5. A court in New York City forced Google (as owner of a particular blogging website), to disclose the name of an anonymous blogger who arguably defamed a prominent model; the moral of the story being that no one is anonymous anymore. The defamed can always find the defamer.

6. Displaying your birthday and work history may be inviting scammers to apply for credit cards and otherwise steal your identity. Don’t give out your birthday.

7. Tweets on Twitter will soon be searchable on Google, (so that tweets about how much a student hates his math teacher can be found by that math teacher).

8. Former NDP candidate Ram Lam had to abandon his candidacy during last year’s BC election when the press discovered sexually provocative pictures of him on his Facebook page.

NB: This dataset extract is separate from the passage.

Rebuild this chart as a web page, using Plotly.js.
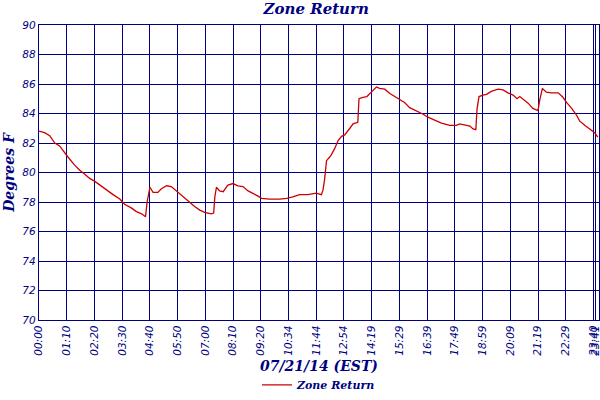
<!DOCTYPE html>
<html>
<head>
<meta charset="utf-8">
<script src="https://cdn.plot.ly/plotly-3.0.1.min.js"></script>
<style>
  html, body { margin: 0; padding: 0; background: #fff; }
  #graph { width: 600px; height: 400px; }
</style>
</head>
<body>
<div id="graph"></div>
<script>
// sample index along the log (one reading per step, with gaps in the clock)
var sampleIdx = [
    0, 14, 27, 40, 52, 65, 73, 90, 103, 115, 128, 141, 158, 170, 187, 204, 216, 233, 246, 259,
    269, 273, 278, 280, 288, 300, 309, 322, 334, 347, 360, 368, 381, 393, 406, 418, 435, 441, 444, 448,
    456, 465, 477, 490, 502, 515, 528, 540, 553, 562, 582, 608, 625, 641, 658, 679, 700, 713, 717, 721,
    726, 734, 738, 747, 755, 764, 772, 785, 793, 805, 808, 818, 828, 839, 852, 860, 873, 886, 898, 911,
    923, 936, 953, 970, 982, 999, 1016, 1037, 1054, 1062, 1079, 1088, 1096, 1103, 1106, 1111, 1121, 1130, 1142, 1159,
    1172, 1184, 1197, 1207, 1214, 1222, 1235, 1247, 1260, 1264, 1271, 1281, 1294, 1311, 1323, 1332, 1345, 1357, 1365, 1378,
    1391, 1403, 1411
];

var zoneReturn = [
    82.8, 82.7, 82.5, 82.0, 81.8, 81.3, 81.05, 80.5, 80.15, 79.9, 79.6, 79.4, 79.05, 78.85, 78.5, 78.2, 77.85, 77.6, 77.35, 77.2,
    77.0, 78.0, 78.9, 79.0, 78.65, 78.65, 78.9, 79.1, 79.05, 78.75, 78.45, 78.25, 78.0, 77.7, 77.45, 77.3, 77.2, 77.25, 78.35, 79.0,
    78.75, 78.7, 79.15, 79.25, 79.1, 79.05, 78.75, 78.6, 78.4, 78.25, 78.2, 78.2, 78.25, 78.35, 78.5, 78.5, 78.6, 78.5, 78.8, 79.5,
    80.8, 81.05, 81.2, 81.65, 82.15, 82.45, 82.55, 83.0, 83.3, 83.4, 85.0, 85.1, 85.15, 85.45, 85.8, 85.7, 85.65, 85.35, 85.15, 84.9,
    84.75, 84.4, 84.2, 83.95, 83.75, 83.55, 83.35, 83.2, 83.2, 83.3, 83.2, 83.15, 82.95, 82.9, 84.3, 85.15, 85.25, 85.3, 85.5, 85.65,
    85.6, 85.4, 85.25, 85.0, 85.15, 85.0, 84.7, 84.35, 84.2, 84.85, 85.7, 85.45, 85.4, 85.4, 85.1, 84.75, 84.35, 83.9, 83.5, 83.2,
    82.95, 82.7, 82.4
];

var tickIdx = [0, 70, 140, 210, 280, 350, 420, 490, 560, 630, 700, 770, 840, 910, 980, 1050, 1120, 1190, 1260, 1330, 1400, 1406];
var tickText = ['00:00', '01:10', '02:20', '03:30', '04:40', '05:50', '07:00', '08:10', '09:20', '10:34', '11:44',
    '12:54', '14:19', '15:29', '16:39', '17:49', '18:59', '20:09', '21:19', '22:29', '23:40', '23:41'];

var navy = '#000080';

function draw() {
    const trace = {
        x: sampleIdx,
        y: zoneReturn,
        type: 'scatter',
        mode: 'lines',
        name: 'Zone Return',
        line: { color: '#cc0000', width: 1.3 }
    };

    const tickFont = { family: 'DejaVu Sans', size: 10.5, color: navy, style: 'italic' };
    const titleFont = { family: 'DejaVu Serif', size: 14, color: navy, style: 'italic', weight: 'bold' };

    const layout = {
        width: 600,
        height: 400,
        margin: { l: 39, r: 1, t: 25, b: 76 },
        paper_bgcolor: '#ffffff',
        plot_bgcolor: '#ffffff',
        title: {
            text: 'Zone Return',
            font: { family: 'DejaVu Serif', size: 15, color: navy, style: 'italic', weight: 'bold' },
            x: 0.527, xanchor: 'center',
            y: 0.978, yanchor: 'middle'
        },
        xaxis: {
            range: [0, 1414],
            tickmode: 'array',
            tickvals: tickIdx,
            ticktext: tickText,
            tickangle: -90,
            tickfont: tickFont,
            ticklabeloverflow: 'allow',
            ticks: '',
            showgrid: true,
            gridcolor: navy,
            gridwidth: 1,
            showline: true,
            linecolor: navy,
            linewidth: 1.3,
            mirror: true,
            zeroline: false,
            automargin: false,
            title: { text: '07/21/14 (EST)', font: titleFont, standoff: 6 }
        },
        yaxis: {
            range: [70, 90],
            tickmode: 'linear',
            tick0: 70,
            dtick: 2,
            tickfont: tickFont,
            ticks: '',
            ticklen: 0,
            showgrid: true,
            gridcolor: navy,
            gridwidth: 1,
            showline: true,
            linecolor: navy,
            linewidth: 1.3,
            mirror: true,
            zeroline: false,
            automargin: false,
            title: { text: 'Degrees F', font: titleFont, standoff: 4 }
        },
        showlegend: true,
        legend: {
            orientation: 'h',
            x: 0.5, xanchor: 'center',
            y: -0.22, yanchor: 'middle',
            font: { family: 'DejaVu Serif', size: 11, color: navy, style: 'italic', weight: 'bold' },
            bgcolor: 'rgba(0,0,0,0)'
        }
    };

    Plotly.newPlot('graph', [trace], layout, { staticPlot: true });
}

window.addEventListener("load", draw, false);
</script>
</body>
</html>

9. Users should limit the number of friends on Facebook to real friends. If someone has 800 friends, one of them may be an insurance investigator, and another could be someone far, far worse.

10. Privacy Privacy Privacy. Facebook users should adjust their privacy settings so that only friends (and not “everyone”) can see what they have posted. And never allow “friends of friends” access. Although Facebook changed its privacy settings in December 2009, the Globe and Mail reports that 70% of users still have their settings set to “everyone can see everything,” possibly because they don’t know how the privacy settings work. And of course, Google sees it all.

11. Although Facebook doesn’t allow anyone under 13 to create Facebook pages, under 13’s lie about their age.

12. Parents might want to monitor Facebook and other social networking activities of their teens, but teens (understandably) don’t want to allow parent access as “friends.” Perhaps a “designated driver” is a good idea as a friend; a young adult the teen and the parent both trust, and who won’t contact parents about questionable postings or photos (but will call up the teen).

13. Finally, students shouldn’t post pictures or comments they wouldn’t want their mother, their grandmother, or their future employer to see, because one day soon, they will.